● What is asked
Copy out every line of the data exactly.

● Given material

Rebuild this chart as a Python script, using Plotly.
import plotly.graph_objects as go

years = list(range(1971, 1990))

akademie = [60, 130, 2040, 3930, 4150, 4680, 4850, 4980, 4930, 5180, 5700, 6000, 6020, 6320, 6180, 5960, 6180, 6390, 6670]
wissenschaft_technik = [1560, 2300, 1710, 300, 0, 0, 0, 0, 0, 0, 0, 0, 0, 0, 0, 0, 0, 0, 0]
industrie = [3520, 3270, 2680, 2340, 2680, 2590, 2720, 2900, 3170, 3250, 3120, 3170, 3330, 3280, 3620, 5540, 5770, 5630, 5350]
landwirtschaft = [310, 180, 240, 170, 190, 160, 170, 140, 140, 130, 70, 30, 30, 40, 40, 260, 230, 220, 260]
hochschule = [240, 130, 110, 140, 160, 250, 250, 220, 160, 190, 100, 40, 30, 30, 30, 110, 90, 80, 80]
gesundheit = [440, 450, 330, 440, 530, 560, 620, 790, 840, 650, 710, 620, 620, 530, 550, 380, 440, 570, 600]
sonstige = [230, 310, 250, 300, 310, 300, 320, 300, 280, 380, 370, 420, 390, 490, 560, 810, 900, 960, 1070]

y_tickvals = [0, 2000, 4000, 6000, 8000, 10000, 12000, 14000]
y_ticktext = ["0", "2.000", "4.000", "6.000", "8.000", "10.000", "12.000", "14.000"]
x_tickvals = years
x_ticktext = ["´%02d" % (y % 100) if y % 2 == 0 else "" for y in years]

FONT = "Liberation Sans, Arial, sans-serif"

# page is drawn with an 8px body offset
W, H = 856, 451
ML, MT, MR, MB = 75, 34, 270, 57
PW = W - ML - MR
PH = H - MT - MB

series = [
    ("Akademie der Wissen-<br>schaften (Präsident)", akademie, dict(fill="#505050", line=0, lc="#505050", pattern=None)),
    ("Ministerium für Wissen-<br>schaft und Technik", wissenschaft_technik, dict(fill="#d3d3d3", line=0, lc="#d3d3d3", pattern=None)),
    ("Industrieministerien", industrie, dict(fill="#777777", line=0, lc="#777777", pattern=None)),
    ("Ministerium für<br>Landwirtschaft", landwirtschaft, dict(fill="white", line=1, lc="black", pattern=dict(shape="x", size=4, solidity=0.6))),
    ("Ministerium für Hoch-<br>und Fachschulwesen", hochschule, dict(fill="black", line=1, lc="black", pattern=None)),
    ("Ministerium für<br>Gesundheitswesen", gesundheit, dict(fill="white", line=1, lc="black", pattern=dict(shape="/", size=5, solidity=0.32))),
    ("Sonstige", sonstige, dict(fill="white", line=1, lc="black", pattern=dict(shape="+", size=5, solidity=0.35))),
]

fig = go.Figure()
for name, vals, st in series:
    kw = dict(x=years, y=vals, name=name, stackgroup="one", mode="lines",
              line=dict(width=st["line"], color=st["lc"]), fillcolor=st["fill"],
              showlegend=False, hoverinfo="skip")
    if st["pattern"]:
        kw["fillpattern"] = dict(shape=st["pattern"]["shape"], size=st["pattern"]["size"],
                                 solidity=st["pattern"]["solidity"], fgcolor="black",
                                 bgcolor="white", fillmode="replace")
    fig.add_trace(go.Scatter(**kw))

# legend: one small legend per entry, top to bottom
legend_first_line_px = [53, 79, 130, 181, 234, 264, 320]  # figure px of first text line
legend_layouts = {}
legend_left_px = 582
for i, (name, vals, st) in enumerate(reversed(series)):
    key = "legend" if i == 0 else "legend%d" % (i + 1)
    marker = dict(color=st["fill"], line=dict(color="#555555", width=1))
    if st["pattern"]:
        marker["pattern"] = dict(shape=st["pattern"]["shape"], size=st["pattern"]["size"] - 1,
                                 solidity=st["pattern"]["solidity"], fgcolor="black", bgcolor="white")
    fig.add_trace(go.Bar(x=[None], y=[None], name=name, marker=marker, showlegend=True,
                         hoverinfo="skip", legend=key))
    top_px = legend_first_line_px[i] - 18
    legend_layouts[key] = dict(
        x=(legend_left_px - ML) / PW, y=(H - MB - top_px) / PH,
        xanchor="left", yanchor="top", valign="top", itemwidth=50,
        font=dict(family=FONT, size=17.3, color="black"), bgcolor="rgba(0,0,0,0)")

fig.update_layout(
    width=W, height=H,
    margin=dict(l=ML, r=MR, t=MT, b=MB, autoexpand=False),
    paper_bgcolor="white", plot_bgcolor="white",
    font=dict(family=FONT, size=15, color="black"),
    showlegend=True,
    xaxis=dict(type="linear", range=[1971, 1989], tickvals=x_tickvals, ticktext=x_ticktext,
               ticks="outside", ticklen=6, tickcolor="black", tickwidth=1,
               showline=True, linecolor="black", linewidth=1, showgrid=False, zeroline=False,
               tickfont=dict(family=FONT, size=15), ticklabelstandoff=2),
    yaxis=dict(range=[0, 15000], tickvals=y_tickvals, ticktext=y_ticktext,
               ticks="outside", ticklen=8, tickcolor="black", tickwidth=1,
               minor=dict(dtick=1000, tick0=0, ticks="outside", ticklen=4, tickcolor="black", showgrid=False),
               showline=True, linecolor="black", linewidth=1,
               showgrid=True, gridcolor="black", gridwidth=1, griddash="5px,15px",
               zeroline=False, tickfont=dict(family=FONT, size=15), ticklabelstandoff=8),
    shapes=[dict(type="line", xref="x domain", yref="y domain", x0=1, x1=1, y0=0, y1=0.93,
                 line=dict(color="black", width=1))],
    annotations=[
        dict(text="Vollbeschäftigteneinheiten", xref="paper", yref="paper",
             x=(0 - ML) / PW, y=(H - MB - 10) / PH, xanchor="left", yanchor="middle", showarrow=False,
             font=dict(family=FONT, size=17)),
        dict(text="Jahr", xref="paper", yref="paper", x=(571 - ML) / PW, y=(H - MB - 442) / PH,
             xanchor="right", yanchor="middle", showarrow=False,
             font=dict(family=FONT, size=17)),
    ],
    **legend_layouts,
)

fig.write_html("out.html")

● Problem solution
Rebuild this chart as a Python script, using Plotly.
import plotly.graph_objects as go

years = list(range(1971, 1990))

akademie = [60, 130, 2040, 3930, 4150, 4680, 4850, 4980, 4930, 5180, 5700, 6000, 6020, 6320, 6180, 5960, 6180, 6390, 6670]
wissenschaft_technik = [1560, 2300, 1710, 300, 0, 0, 0, 0, 0, 0, 0, 0, 0, 0, 0, 0, 0, 0, 0]
industrie = [3520, 3270, 2680, 2340, 2680, 2590, 2720, 2900, 3170, 3250, 3120, 3170, 3330, 3280, 3620, 5540, 5770, 5630, 5350]
landwirtschaft = [310, 180, 240, 170, 190, 160, 170, 140, 140, 130, 70, 30, 30, 40, 40, 260, 230, 220, 260]
hochschule = [240, 130, 110, 140, 160, 250, 250, 220, 160, 190, 100, 40, 30, 30, 30, 110, 90, 80, 80]
gesundheit = [440, 450, 330, 440, 530, 560, 620, 790, 840, 650, 710, 620, 620, 530, 550, 380, 440, 570, 600]
sonstige = [230, 310, 250, 300, 310, 300, 320, 300, 280, 380, 370, 420, 390, 490, 560, 810, 900, 960, 1070]

y_tickvals = [0, 2000, 4000, 6000, 8000, 10000, 12000, 14000]
y_ticktext = ["0", "2.000", "4.000", "6.000", "8.000", "10.000", "12.000", "14.000"]
x_tickvals = years
x_ticktext = ["´%02d" % (y % 100) if y % 2 == 0 else "" for y in years]

FONT = "Liberation Sans, Arial, sans-serif"

# page is drawn with an 8px body offset
W, H = 856, 451
ML, MT, MR, MB = 75, 34, 270, 57
PW = W - ML - MR
PH = H - MT - MB

series = [
    ("Akademie der Wissen-<br>schaften (Präsident)", akademie, dict(fill="#505050", line=0, lc="#505050", pattern=None)),
    ("Ministerium für Wissen-<br>schaft und Technik", wissenschaft_technik, dict(fill="#d3d3d3", line=0, lc="#d3d3d3", pattern=None)),
    ("Industrieministerien", industrie, dict(fill="#777777", line=0, lc="#777777", pattern=None)),
    ("Ministerium für<br>Landwirtschaft", landwirtschaft, dict(fill="white", line=1, lc="black", pattern=dict(shape="x", size=4, solidity=0.6))),
    ("Ministerium für Hoch-<br>und Fachschulwesen", hochschule, dict(fill="black", line=1, lc="black", pattern=None)),
    ("Ministerium für<br>Gesundheitswesen", gesundheit, dict(fill="white", line=1, lc="black", pattern=dict(shape="/", size=5, solidity=0.32))),
    ("Sonstige", sonstige, dict(fill="white", line=1, lc="black", pattern=dict(shape="+", size=5, solidity=0.35))),
]

fig = go.Figure()
for name, vals, st in series:
    kw = dict(x=years, y=vals, name=name, stackgroup="one", mode="lines",
              line=dict(width=st["line"], color=st["lc"]), fillcolor=st["fill"],
              showlegend=False, hoverinfo="skip")
    if st["pattern"]:
        kw["fillpattern"] = dict(shape=st["pattern"]["shape"], size=st["pattern"]["size"],
                                 solidity=st["pattern"]["solidity"], fgcolor="black",
                                 bgcolor="white", fillmode="replace")
    fig.add_trace(go.Scatter(**kw))

# legend: one small legend per entry, top to bottom
legend_first_line_px = [53, 79, 130, 181, 234, 264, 320]  # figure px of first text line
legend_layouts = {}
legend_left_px = 582
for i, (name, vals, st) in enumerate(reversed(series)):
    key = "legend" if i == 0 else "legend%d" % (i + 1)
    marker = dict(color=st["fill"], line=dict(color="#555555", width=1))
    if st["pattern"]:
        marker["pattern"] = dict(shape=st["pattern"]["shape"], size=st["pattern"]["size"] - 1,
                                 solidity=st["pattern"]["solidity"], fgcolor="black", bgcolor="white")
    fig.add_trace(go.Bar(x=[None], y=[None], name=name, marker=marker, showlegend=True,
                         hoverinfo="skip", legend=key))
    top_px = legend_first_line_px[i] - 18
    legend_layouts[key] = dict(
        x=(legend_left_px - ML) / PW, y=(H - MB - top_px) / PH,
        xanchor="left", yanchor="top", valign="top", itemwidth=50,
        font=dict(family=FONT, size=17.3, color="black"), bgcolor="rgba(0,0,0,0)")

fig.update_layout(
    width=W, height=H,
    margin=dict(l=ML, r=MR, t=MT, b=MB, autoexpand=False),
    paper_bgcolor="white", plot_bgcolor="white",
    font=dict(family=FONT, size=15, color="black"),
    showlegend=True,
    xaxis=dict(type="linear", range=[1971, 1989], tickvals=x_tickvals, ticktext=x_ticktext,
               ticks="outside", ticklen=6, tickcolor="black", tickwidth=1,
               showline=True, linecolor="black", linewidth=1, showgrid=False, zeroline=False,
               tickfont=dict(family=FONT, size=15), ticklabelstandoff=2),
    yaxis=dict(range=[0, 15000], tickvals=y_tickvals, ticktext=y_ticktext,
               ticks="outside", ticklen=8, tickcolor="black", tickwidth=1,
               minor=dict(dtick=1000, tick0=0, ticks="outside", ticklen=4, tickcolor="black", showgrid=False),
               showline=True, linecolor="black", linewidth=1,
               showgrid=True, gridcolor="black", gridwidth=1, griddash="5px,15px",
               zeroline=False, tickfont=dict(family=FONT, size=15), ticklabelstandoff=8),
    shapes=[dict(type="line", xref="x domain", yref="y domain", x0=1, x1=1, y0=0, y1=0.93,
                 line=dict(color="black", width=1))],
    annotations=[
        dict(text="Vollbeschäftigteneinheiten", xref="paper", yref="paper",
             x=(0 - ML) / PW, y=(H - MB - 10) / PH, xanchor="left", yanchor="middle", showarrow=False,
             font=dict(family=FONT, size=17)),
        dict(text="Jahr", xref="paper", yref="paper", x=(571 - ML) / PW, y=(H - MB - 442) / PH,
             xanchor="right", yanchor="middle", showarrow=False,
             font=dict(family=FONT, size=17)),
    ],
    **legend_layouts,
)

fig.write_html("out.html")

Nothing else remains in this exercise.